How AI Actually Turns Your Photos Into Cinematic Videos

Generative artificial intelligence has progressed from static pixel generation to dynamic temporal synthesis. The ability to take a single, high-resolution image and transform it into a five-to-ten-second video clip is no longer a futuristic concept but a functional reality used daily by creative professionals and content creators. This process, often referred to as "Image-to-Video" (I2V) generation, leverages sophisticated neural networks to predict motion, maintain visual consistency, and simulate camera physics.

The Mechanism Behind Image to Video Generation

To understand how a picture becomes a video, one must look past the simple interface of tools like Runway or Luma. The underlying technology primarily relies on latent diffusion models that have been trained on millions of hours of video data. Unlike text-to-image models that focus on spatial arrangements, I2V models focus on the temporal dimension.

Diffusion and Temporal Consistency

The core of this technology is the diffusion process. The AI takes the input image as a "starting frame" (or a visual anchor). It then introduces Gaussian noise and attempts to "denoise" a sequence of frames that follow. The challenge lies in temporal consistency—ensuring that a character’s face or a building’s architecture does not morph into something else as the seconds pass.
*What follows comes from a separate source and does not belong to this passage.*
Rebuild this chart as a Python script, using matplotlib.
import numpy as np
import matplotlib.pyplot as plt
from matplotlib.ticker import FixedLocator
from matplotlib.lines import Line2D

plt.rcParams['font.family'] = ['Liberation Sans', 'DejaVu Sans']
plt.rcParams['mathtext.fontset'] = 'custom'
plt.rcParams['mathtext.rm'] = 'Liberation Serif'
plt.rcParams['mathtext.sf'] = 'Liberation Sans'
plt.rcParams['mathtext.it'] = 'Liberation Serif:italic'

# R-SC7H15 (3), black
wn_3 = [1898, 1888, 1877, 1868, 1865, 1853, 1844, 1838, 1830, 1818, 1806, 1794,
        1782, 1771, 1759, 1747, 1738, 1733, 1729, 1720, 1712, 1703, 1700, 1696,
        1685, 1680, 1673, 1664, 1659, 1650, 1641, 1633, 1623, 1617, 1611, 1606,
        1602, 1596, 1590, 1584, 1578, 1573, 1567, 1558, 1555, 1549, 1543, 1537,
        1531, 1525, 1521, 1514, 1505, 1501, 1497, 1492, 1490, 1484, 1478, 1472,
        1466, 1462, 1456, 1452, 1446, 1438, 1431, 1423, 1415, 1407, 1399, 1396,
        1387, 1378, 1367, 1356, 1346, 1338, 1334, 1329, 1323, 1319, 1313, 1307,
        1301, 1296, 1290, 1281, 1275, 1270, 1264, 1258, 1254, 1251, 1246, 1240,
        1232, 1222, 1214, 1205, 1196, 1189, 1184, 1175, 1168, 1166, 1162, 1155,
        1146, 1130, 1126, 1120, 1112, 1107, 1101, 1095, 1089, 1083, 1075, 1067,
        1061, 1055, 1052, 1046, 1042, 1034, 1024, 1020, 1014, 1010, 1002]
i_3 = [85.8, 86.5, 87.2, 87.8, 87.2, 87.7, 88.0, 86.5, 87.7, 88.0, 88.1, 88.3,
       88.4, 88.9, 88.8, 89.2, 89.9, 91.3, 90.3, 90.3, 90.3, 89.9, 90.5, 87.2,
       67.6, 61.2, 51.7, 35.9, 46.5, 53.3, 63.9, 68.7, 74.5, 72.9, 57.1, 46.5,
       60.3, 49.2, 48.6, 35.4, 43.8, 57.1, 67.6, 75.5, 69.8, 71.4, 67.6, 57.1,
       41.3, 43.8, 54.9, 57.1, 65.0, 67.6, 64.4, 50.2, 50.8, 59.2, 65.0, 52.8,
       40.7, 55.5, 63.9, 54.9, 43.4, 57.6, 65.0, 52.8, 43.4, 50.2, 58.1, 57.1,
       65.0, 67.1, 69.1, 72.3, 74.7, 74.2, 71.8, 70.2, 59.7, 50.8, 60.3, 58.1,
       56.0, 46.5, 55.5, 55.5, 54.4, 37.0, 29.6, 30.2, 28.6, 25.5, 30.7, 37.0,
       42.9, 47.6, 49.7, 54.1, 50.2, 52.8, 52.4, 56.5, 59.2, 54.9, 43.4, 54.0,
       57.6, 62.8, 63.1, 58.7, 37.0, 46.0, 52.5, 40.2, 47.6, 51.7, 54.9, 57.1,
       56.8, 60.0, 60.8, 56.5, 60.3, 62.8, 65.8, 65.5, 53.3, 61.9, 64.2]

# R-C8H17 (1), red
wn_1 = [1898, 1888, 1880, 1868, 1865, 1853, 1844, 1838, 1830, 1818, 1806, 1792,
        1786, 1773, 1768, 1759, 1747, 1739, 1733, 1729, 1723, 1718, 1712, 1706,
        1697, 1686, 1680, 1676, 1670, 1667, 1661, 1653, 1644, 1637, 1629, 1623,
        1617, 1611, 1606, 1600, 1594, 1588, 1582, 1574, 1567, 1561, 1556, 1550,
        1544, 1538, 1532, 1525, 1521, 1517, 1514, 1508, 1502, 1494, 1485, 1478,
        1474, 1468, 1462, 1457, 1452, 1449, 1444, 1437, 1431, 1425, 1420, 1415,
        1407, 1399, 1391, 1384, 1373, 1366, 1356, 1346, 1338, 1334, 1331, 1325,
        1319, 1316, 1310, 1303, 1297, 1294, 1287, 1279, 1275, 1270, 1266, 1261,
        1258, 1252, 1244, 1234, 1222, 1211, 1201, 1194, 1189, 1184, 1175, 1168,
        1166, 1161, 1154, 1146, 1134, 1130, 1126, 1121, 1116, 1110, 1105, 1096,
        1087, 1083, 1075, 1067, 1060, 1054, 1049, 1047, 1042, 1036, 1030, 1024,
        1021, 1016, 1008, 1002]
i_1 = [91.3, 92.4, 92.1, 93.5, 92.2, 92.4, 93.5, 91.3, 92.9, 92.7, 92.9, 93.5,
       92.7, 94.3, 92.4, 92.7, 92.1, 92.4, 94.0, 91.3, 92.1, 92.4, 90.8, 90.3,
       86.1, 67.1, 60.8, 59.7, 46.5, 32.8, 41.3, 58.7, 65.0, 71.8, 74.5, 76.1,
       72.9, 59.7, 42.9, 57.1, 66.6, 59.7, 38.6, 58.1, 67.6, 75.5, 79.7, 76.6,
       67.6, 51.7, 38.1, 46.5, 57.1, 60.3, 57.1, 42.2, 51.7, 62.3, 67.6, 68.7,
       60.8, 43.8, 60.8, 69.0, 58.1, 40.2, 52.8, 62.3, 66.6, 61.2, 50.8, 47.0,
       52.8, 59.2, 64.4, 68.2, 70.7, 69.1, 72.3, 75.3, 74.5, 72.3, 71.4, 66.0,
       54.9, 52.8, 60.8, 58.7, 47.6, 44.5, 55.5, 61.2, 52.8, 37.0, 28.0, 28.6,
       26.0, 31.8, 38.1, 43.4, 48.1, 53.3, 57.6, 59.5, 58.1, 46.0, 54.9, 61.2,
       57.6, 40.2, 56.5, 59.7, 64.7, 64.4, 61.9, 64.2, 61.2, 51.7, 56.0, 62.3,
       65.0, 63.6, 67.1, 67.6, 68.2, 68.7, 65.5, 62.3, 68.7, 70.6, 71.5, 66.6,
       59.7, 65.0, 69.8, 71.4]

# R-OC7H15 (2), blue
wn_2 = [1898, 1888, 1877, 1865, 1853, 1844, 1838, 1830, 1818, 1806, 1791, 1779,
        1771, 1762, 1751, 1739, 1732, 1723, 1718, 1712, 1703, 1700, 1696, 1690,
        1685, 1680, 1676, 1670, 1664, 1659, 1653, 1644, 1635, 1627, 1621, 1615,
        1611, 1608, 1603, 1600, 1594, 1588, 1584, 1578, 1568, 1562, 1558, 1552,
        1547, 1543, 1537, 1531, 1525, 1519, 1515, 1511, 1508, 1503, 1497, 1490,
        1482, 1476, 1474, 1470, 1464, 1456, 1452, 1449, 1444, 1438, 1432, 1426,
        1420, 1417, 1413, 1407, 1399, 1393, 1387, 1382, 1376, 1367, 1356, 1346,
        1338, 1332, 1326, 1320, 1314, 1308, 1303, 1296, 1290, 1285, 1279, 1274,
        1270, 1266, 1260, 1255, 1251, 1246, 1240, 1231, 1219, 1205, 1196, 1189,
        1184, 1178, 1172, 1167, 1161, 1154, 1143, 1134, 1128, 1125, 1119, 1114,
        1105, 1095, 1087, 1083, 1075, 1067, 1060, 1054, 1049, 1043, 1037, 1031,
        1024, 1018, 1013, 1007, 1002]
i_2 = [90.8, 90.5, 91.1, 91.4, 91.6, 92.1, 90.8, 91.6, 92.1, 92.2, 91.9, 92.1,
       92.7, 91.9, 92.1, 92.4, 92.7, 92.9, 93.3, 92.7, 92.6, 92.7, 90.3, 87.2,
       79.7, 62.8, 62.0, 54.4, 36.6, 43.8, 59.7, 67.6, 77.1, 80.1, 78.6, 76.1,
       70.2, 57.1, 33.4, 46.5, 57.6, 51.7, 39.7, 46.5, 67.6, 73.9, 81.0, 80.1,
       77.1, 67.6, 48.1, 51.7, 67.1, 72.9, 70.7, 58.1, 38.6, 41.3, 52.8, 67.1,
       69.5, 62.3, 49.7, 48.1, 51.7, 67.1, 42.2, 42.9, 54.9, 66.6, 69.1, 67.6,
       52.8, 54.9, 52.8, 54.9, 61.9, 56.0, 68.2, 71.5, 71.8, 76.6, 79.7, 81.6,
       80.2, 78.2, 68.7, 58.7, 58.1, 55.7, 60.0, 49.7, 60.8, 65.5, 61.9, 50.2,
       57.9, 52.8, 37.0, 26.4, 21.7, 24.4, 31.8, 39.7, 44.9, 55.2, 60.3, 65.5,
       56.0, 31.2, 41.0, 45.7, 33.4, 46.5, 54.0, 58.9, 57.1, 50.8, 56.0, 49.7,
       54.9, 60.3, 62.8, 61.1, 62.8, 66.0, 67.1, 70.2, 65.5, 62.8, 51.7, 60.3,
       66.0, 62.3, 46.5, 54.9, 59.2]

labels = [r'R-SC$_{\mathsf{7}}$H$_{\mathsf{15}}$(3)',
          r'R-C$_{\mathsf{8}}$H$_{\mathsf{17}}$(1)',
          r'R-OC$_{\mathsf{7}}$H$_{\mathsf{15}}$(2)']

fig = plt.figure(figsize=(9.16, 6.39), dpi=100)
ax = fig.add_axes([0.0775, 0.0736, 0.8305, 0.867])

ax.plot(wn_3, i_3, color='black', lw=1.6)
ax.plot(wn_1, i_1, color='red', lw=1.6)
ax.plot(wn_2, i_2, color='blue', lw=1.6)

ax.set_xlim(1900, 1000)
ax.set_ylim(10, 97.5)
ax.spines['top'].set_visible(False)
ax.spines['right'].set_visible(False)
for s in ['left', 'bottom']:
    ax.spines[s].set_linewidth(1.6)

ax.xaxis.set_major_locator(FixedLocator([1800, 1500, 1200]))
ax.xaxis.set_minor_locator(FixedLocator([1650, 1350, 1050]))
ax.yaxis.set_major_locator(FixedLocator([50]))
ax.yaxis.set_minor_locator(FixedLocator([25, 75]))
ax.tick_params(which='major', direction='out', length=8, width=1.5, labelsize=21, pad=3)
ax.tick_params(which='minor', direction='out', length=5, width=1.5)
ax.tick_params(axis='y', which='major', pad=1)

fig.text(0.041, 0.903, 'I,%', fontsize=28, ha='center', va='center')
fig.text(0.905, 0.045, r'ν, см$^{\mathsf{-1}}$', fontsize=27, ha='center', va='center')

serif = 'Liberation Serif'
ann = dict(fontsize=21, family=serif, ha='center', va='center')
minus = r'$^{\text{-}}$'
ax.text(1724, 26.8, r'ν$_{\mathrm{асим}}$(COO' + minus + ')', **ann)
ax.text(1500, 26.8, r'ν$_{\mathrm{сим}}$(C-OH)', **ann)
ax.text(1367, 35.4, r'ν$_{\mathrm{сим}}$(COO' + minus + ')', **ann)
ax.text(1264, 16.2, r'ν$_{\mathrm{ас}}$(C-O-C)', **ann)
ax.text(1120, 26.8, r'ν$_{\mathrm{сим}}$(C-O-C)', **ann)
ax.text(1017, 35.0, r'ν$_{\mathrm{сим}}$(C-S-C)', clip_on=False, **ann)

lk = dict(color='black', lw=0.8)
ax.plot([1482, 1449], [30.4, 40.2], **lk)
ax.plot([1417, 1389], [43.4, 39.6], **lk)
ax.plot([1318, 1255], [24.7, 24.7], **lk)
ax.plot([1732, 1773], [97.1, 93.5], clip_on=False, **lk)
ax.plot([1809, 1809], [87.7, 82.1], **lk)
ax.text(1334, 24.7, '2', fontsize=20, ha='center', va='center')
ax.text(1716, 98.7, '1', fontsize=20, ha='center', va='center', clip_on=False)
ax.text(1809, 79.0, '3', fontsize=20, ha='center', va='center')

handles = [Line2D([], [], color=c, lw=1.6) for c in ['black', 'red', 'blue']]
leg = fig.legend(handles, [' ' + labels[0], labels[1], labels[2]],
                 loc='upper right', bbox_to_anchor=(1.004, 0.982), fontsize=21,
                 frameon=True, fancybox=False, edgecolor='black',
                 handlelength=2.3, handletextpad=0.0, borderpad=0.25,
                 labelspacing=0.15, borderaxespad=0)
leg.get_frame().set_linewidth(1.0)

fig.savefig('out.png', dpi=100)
Advanced models use "attention mechanisms" to look back at the original image for every new frame generated, ensuring that textures, lighting, and colors remain synchronized throughout the clip.

Motion Prediction and Optical Flow

AI does not "animate" in the traditional sense; it predicts the most probable next state of a pixel. If the input image features a waterfall, the model recognizes the patterns associated with falling water from its training data. It knows that water moves downward and creates spray. It then generates subsequent frames that follow this physical logic. This is why AI-generated video often feels eerie yet realistic—it is a statistical hallucination of physical laws.

Essential Capabilities of Modern AI Video Tools

Current I2V platforms are not just "random motion generators." They offer granular control over how a scene evolves. Understanding these features is key to moving from amateur experiments to professional-grade outputs.

Cinematic Camera Movement

One of the most powerful aspects of I2V is the ability to simulate camera hardware. Users can dictate "camera pans," "tilts," "zooms," or "dolly shots." For instance, taking a static portrait and applying a "slow zoom" creates a sense of intimacy and cinematic weight. The AI achieves this by recalculating the perspective of the 2D image, often creating a 3D-like parallax effect where the subject moves at a different speed than the background.

Natural and Physics-Based Motion

Modern models excel at environmental motion. This includes the swaying of trees, the flickering of fire, or the movement of clouds. In our internal testing of various diffusion models, we found that "fluid dynamics" (water and smoke) are currently the most mature motion types. The AI accurately simulates the chaotic but predictable nature of these elements, making them ideal for background b-roll in video production.

Subject-Specific Animation

More advanced tools allow for "Motion Brushing" or "Regional Control." This means a creator can highlight a specific area of an image—such as a person's hair or a car's wheels—and command the AI to animate only that section. This prevents the entire scene from warping and allows for subtle, realistic movements like a person blinking or hair blowing in a gentle breeze.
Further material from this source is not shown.